-- begin DATA EXTRACT --

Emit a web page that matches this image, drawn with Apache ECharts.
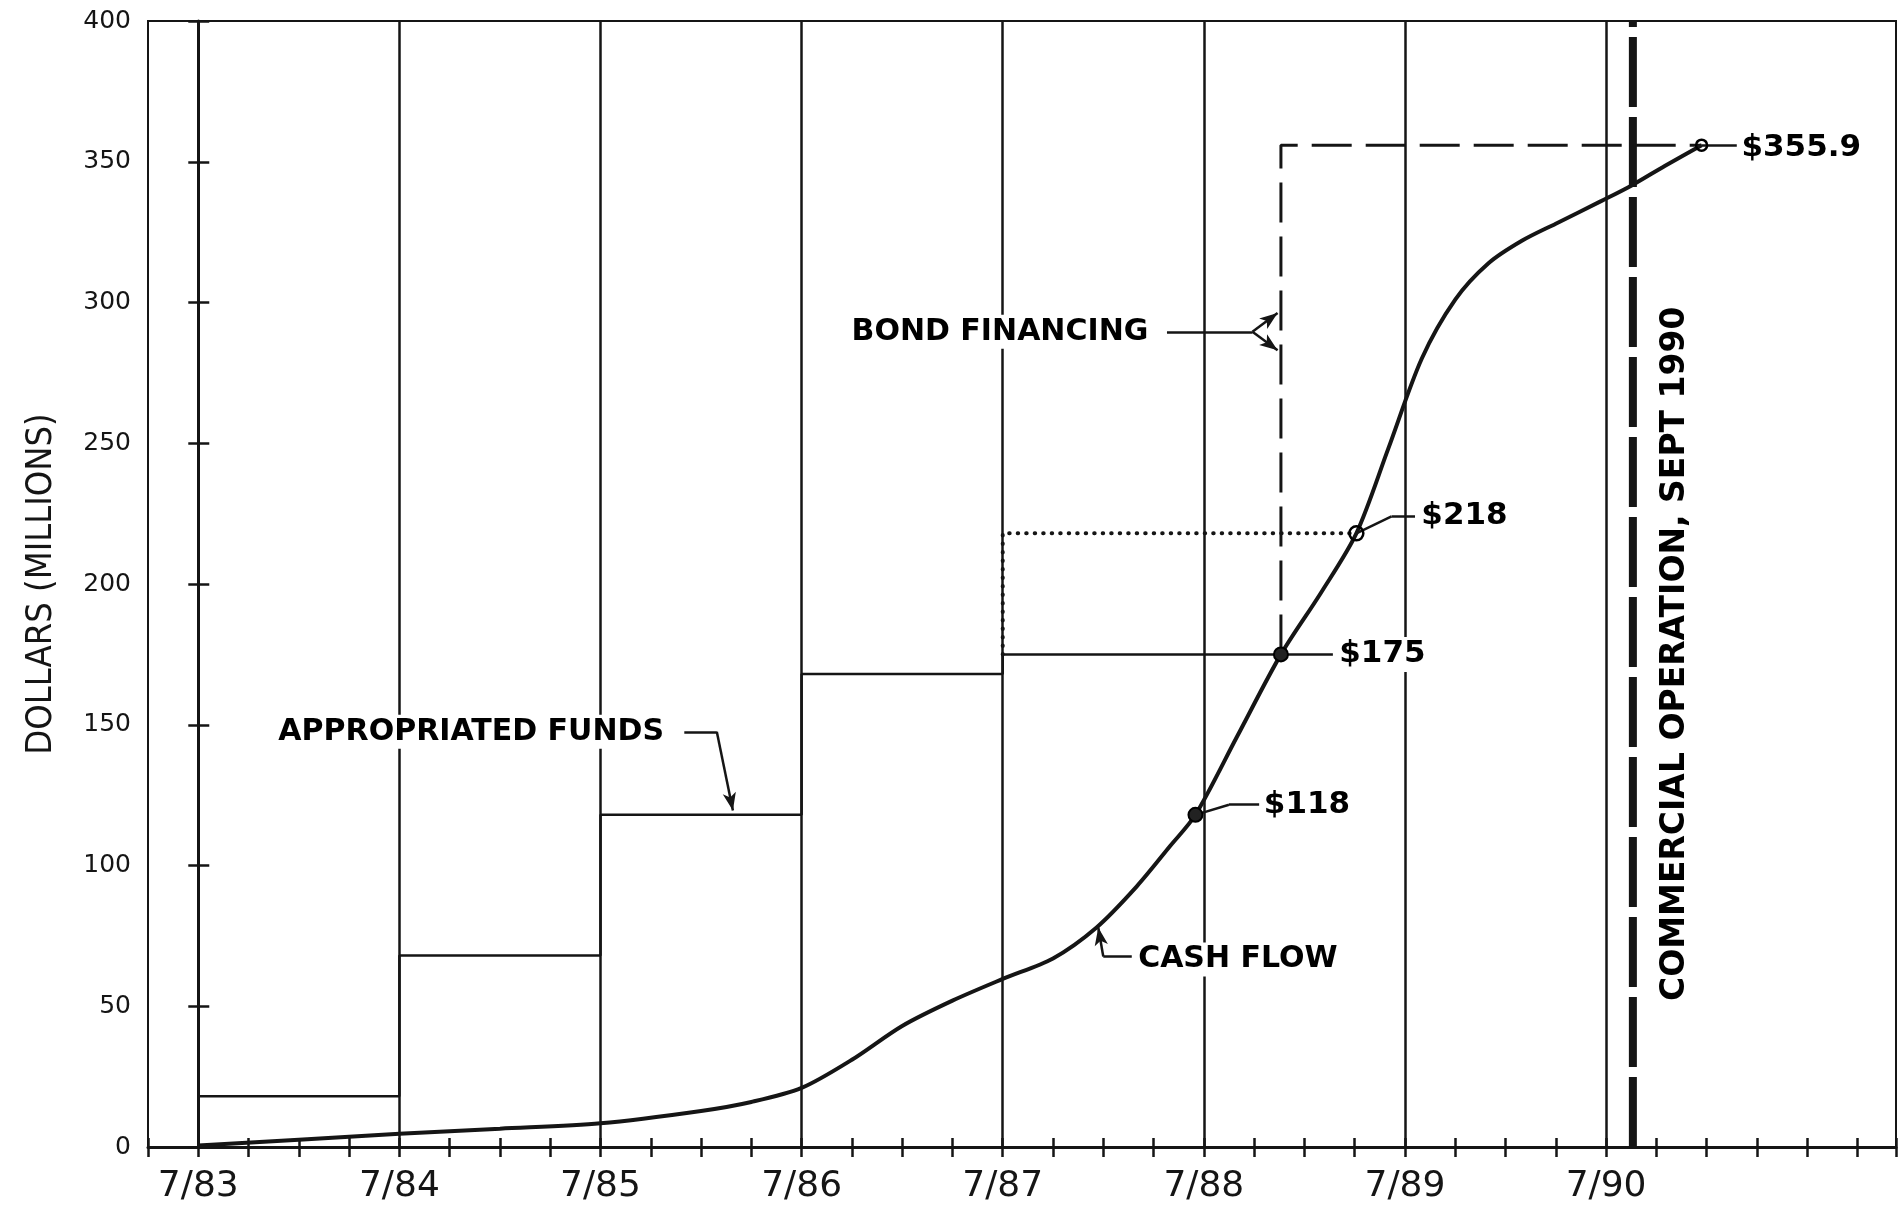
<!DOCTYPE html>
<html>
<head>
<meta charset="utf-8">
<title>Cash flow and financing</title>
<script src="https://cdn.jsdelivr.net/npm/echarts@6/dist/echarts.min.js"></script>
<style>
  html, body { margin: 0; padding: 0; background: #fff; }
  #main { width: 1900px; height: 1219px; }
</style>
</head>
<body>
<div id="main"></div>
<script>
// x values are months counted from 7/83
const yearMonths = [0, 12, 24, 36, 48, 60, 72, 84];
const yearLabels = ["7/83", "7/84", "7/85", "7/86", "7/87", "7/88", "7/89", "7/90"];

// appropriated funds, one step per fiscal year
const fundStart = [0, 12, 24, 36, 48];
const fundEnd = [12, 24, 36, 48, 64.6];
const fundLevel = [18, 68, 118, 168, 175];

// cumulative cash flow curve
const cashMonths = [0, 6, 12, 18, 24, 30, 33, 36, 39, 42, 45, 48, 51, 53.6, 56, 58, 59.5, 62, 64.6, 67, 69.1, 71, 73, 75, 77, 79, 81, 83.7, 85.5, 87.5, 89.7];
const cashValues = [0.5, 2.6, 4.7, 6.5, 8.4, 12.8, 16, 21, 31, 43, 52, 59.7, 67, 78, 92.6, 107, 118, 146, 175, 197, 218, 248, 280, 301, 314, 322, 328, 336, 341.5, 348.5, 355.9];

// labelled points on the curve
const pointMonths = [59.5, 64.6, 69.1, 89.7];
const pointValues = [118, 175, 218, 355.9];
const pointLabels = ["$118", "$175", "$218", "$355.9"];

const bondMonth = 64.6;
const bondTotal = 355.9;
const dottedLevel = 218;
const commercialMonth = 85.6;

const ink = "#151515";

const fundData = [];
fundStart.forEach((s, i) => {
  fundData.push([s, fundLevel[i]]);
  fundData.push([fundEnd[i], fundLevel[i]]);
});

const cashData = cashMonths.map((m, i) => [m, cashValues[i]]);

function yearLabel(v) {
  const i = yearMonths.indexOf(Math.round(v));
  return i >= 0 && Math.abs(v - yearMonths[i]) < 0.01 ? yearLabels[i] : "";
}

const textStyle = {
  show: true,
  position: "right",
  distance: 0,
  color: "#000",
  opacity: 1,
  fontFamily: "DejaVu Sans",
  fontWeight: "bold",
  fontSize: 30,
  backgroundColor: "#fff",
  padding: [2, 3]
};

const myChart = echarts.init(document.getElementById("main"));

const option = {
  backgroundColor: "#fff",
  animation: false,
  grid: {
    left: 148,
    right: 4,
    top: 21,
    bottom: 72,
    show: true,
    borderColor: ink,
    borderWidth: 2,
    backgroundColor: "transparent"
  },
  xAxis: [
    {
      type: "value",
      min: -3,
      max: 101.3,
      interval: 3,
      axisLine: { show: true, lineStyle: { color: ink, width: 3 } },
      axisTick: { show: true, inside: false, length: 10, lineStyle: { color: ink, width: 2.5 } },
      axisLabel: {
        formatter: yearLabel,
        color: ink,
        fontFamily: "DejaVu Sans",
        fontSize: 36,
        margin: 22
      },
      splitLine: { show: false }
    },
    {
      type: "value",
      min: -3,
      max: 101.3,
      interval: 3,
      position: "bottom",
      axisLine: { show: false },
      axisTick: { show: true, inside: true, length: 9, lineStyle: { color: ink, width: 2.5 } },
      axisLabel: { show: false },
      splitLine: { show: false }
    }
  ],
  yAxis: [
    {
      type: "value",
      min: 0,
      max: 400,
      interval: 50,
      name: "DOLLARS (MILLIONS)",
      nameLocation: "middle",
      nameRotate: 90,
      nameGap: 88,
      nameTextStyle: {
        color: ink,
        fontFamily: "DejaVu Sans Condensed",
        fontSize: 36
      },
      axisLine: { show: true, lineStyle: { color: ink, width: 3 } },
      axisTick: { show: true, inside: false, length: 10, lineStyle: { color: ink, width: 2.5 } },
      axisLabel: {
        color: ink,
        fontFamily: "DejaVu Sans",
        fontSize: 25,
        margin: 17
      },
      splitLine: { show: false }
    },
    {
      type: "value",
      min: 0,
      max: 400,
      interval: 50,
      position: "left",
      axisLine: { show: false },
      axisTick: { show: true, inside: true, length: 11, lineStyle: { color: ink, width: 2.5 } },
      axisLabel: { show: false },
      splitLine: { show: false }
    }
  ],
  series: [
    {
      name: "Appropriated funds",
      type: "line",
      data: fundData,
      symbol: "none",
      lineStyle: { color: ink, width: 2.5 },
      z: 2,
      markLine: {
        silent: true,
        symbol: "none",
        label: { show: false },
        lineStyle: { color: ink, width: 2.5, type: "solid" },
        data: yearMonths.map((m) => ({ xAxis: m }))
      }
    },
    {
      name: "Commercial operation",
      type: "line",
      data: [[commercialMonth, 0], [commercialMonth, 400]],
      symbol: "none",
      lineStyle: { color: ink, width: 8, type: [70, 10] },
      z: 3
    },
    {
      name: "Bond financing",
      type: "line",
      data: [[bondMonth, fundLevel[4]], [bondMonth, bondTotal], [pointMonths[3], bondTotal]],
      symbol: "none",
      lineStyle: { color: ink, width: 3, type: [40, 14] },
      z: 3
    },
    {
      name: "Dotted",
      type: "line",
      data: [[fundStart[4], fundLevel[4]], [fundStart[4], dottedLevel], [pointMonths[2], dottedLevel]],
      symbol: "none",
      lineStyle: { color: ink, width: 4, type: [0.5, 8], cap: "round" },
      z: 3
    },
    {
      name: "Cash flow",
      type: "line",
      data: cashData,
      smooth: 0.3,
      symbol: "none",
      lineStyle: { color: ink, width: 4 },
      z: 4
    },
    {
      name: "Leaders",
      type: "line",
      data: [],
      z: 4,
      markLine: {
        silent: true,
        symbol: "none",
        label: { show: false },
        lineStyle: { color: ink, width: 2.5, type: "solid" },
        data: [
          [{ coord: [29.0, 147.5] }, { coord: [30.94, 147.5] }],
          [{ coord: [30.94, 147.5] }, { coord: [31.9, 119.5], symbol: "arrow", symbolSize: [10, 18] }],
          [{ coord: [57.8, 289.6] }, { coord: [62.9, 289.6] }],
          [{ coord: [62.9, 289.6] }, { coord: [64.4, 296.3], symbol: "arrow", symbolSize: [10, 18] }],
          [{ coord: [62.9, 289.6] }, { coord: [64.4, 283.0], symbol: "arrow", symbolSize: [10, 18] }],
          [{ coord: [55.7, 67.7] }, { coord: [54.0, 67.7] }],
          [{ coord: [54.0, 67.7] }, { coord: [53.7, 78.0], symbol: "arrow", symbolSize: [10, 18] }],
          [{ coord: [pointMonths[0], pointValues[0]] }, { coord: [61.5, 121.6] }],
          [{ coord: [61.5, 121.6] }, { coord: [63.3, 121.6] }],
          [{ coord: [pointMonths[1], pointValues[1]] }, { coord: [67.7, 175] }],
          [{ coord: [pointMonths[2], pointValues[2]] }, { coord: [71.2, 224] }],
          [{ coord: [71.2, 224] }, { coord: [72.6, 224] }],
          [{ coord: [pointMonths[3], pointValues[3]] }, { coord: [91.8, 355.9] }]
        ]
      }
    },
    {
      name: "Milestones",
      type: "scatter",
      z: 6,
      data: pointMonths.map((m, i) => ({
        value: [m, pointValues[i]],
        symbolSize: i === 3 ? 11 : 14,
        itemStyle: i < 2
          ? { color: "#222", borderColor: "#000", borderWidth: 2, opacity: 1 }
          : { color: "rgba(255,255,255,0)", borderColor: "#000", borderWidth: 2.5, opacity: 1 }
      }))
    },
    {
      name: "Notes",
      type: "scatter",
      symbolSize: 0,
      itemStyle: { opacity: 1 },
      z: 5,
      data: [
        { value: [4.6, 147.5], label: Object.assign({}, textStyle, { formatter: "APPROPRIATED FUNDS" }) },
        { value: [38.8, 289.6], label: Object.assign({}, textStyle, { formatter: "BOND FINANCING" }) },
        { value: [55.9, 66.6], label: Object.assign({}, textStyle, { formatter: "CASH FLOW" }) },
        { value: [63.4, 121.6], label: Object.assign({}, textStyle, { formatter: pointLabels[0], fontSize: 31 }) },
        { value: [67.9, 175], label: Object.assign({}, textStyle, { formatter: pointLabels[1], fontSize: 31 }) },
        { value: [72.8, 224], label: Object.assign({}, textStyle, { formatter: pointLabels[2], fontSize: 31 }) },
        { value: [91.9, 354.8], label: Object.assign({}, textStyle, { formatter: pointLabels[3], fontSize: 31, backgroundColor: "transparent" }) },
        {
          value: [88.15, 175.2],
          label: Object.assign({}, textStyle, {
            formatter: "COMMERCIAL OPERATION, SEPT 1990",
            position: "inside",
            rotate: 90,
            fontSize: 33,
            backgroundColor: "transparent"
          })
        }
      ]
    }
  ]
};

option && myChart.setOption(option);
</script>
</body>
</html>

-- end DATA EXTRACT --

▶ **GIVEN TASK**:
Return only the lines from the start of the data through the line that contains "const fundLevel = [18, 68, 118, 168, 175];", please, copying them exactly and omitting all pictures.

▶ **SOLVED PROBLEM**:
Emit a web page that matches this image, drawn with Apache ECharts.
<!DOCTYPE html>
<html>
<head>
<meta charset="utf-8">
<title>Cash flow and financing</title>
<script src="https://cdn.jsdelivr.net/npm/echarts@6/dist/echarts.min.js"></script>
<style>
  html, body { margin: 0; padding: 0; background: #fff; }
  #main { width: 1900px; height: 1219px; }
</style>
</head>
<body>
<div id="main"></div>
<script>
// x values are months counted from 7/83
const yearMonths = [0, 12, 24, 36, 48, 60, 72, 84];
const yearLabels = ["7/83", "7/84", "7/85", "7/86", "7/87", "7/88", "7/89", "7/90"];

// appropriated funds, one step per fiscal year
const fundStart = [0, 12, 24, 36, 48];
const fundEnd = [12, 24, 36, 48, 64.6];
const fundLevel = [18, 68, 118, 168, 175];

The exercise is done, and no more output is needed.